* START Material provided *

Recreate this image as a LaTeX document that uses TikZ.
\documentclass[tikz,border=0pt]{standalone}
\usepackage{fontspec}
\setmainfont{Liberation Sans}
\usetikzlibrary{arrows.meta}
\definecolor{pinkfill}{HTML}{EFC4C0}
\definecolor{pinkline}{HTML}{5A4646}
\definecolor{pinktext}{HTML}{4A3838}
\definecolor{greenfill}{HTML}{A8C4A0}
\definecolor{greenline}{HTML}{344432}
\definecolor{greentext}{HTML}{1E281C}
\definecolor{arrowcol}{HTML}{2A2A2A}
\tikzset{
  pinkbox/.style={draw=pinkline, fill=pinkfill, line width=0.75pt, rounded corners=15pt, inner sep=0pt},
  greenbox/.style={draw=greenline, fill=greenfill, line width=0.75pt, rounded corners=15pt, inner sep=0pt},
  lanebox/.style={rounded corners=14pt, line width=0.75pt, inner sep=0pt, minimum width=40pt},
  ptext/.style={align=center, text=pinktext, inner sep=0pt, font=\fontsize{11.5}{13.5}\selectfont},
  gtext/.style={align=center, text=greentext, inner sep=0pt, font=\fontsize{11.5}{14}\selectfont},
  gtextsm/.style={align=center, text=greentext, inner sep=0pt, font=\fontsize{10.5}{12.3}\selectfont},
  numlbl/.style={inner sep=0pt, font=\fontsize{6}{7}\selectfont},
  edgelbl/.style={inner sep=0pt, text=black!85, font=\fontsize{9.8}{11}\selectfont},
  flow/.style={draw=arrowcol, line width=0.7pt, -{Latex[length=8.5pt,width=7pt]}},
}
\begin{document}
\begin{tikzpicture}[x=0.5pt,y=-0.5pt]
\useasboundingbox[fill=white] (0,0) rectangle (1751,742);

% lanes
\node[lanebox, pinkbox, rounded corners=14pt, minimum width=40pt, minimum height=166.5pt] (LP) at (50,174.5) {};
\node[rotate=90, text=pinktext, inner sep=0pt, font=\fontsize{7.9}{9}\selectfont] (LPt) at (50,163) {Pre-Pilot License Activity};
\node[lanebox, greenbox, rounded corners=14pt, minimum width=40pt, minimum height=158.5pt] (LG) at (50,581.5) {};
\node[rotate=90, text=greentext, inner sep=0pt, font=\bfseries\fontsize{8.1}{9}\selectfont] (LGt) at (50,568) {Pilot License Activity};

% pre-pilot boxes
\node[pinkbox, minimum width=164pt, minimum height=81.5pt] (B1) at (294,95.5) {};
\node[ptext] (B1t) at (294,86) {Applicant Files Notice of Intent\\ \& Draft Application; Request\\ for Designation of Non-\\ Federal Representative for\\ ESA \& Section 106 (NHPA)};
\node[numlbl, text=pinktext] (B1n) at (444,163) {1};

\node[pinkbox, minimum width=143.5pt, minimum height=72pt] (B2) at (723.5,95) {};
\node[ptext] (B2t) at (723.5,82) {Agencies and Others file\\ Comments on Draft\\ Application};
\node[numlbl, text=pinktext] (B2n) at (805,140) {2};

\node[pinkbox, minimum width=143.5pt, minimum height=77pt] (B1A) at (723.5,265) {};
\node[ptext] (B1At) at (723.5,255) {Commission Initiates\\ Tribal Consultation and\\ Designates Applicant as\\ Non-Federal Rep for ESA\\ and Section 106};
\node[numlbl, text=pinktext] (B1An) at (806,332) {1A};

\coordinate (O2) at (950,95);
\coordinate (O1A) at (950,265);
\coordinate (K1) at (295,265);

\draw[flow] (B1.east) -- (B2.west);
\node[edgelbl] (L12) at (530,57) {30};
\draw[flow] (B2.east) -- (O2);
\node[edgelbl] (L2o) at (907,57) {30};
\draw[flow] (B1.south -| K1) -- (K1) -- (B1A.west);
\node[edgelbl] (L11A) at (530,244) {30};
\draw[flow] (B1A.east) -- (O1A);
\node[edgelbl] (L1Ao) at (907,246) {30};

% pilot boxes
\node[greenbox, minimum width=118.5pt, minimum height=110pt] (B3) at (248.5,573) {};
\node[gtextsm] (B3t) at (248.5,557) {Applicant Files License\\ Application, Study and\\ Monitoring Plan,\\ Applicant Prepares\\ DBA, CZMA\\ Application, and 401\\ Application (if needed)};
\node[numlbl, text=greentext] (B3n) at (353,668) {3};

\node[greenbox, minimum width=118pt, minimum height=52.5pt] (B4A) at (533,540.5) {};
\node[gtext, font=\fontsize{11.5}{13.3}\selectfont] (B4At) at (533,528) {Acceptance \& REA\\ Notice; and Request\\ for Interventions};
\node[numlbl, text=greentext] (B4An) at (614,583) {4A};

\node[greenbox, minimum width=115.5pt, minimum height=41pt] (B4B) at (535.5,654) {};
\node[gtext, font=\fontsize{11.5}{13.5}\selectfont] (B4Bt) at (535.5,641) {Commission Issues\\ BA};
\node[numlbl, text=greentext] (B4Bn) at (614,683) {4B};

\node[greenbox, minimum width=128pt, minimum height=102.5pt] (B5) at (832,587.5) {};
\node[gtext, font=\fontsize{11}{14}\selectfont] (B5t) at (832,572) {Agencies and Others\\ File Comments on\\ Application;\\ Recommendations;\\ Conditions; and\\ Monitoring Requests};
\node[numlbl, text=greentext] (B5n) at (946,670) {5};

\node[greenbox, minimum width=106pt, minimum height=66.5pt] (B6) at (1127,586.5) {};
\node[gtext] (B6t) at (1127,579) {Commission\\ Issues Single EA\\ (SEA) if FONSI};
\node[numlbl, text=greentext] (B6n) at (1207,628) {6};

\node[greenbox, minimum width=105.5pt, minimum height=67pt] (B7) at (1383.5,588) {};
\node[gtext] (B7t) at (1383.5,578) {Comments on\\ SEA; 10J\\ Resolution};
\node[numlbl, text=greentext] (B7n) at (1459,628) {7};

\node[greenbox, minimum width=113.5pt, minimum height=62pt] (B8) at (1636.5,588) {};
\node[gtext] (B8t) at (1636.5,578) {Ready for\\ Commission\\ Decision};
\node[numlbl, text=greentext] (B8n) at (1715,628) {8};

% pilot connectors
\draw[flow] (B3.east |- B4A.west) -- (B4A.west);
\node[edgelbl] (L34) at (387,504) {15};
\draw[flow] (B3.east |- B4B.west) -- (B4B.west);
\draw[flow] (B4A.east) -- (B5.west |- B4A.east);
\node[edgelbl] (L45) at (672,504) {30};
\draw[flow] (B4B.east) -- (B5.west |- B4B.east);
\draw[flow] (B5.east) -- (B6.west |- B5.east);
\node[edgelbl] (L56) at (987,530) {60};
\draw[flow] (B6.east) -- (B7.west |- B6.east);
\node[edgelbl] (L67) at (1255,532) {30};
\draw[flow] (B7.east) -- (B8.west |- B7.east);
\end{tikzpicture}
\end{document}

* END Material provided *
* START Material provided *

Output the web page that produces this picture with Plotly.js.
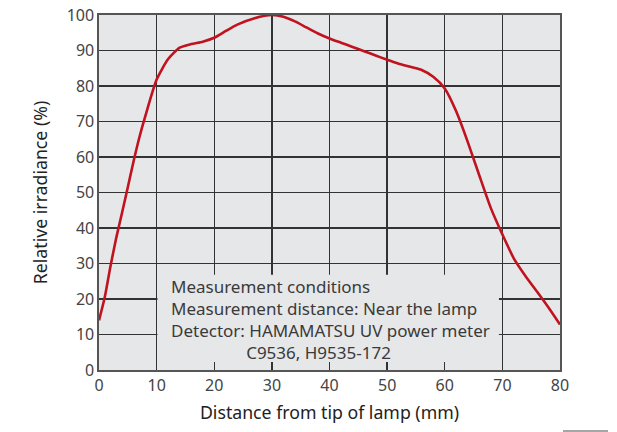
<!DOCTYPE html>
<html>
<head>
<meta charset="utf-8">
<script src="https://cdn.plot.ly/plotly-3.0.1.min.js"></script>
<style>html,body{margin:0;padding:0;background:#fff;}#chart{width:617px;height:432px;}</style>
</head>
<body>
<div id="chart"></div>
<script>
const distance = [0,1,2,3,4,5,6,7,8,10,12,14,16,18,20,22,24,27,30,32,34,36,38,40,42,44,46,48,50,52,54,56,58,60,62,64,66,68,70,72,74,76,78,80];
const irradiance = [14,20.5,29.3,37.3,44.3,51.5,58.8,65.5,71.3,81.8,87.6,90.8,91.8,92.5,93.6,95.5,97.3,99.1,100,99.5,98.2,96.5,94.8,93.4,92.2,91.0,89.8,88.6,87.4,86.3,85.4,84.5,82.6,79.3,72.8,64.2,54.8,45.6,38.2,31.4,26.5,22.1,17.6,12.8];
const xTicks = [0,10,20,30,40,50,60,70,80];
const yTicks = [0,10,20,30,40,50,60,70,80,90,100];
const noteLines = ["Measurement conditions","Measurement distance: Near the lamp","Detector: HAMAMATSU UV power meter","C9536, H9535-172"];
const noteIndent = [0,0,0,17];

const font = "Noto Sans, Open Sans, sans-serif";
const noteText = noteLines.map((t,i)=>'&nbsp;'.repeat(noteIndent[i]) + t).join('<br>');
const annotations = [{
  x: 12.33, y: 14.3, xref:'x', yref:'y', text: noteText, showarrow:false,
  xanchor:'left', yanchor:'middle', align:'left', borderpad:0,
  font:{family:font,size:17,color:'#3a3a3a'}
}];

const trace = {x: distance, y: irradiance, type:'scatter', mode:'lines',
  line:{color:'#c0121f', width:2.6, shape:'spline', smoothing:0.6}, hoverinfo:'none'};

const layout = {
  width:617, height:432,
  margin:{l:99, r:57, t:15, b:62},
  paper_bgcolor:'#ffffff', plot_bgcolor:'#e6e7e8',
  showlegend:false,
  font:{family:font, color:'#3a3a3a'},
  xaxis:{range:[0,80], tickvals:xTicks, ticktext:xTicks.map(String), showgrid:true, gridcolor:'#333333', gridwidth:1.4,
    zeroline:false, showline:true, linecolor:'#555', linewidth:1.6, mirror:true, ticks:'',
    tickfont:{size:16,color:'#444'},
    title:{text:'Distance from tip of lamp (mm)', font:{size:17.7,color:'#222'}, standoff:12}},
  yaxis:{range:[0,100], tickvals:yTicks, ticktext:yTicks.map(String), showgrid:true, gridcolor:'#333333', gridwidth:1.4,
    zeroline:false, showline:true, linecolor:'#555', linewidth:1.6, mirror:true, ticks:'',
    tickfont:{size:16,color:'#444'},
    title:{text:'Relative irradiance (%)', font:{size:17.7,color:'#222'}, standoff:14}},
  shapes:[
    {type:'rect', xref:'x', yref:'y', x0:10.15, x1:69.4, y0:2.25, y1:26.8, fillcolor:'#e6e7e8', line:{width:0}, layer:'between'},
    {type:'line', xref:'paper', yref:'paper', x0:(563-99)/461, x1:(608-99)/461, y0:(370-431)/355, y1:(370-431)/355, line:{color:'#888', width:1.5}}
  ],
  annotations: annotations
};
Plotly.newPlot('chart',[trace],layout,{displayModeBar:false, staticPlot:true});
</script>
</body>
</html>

* END Material provided *
* START Material provided *

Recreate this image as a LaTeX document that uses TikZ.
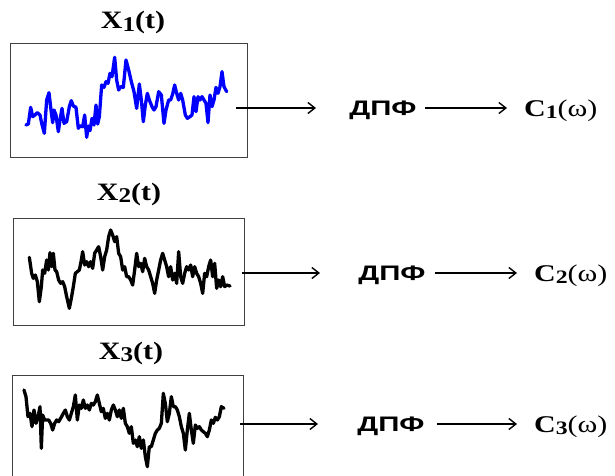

* END Material provided *

* _The task_: Leaving the pictures out, write out exactly the lines from the line containing "Output the web" through the line containing "const noteIndent = [0,0,0,17];", both included.

* _Task output_:
Output the web page that produces this picture with Plotly.js.
<!DOCTYPE html>
<html>
<head>
<meta charset="utf-8">
<script src="https://cdn.plot.ly/plotly-3.0.1.min.js"></script>
<style>html,body{margin:0;padding:0;background:#fff;}#chart{width:617px;height:432px;}</style>
</head>
<body>
<div id="chart"></div>
<script>
const distance = [0,1,2,3,4,5,6,7,8,10,12,14,16,18,20,22,24,27,30,32,34,36,38,40,42,44,46,48,50,52,54,56,58,60,62,64,66,68,70,72,74,76,78,80];
const irradiance = [14,20.5,29.3,37.3,44.3,51.5,58.8,65.5,71.3,81.8,87.6,90.8,91.8,92.5,93.6,95.5,97.3,99.1,100,99.5,98.2,96.5,94.8,93.4,92.2,91.0,89.8,88.6,87.4,86.3,85.4,84.5,82.6,79.3,72.8,64.2,54.8,45.6,38.2,31.4,26.5,22.1,17.6,12.8];
const xTicks = [0,10,20,30,40,50,60,70,80];
const yTicks = [0,10,20,30,40,50,60,70,80,90,100];
const noteLines = ["Measurement conditions","Measurement distance: Near the lamp","Detector: HAMAMATSU UV power meter","C9536, H9535-172"];
const noteIndent = [0,0,0,17];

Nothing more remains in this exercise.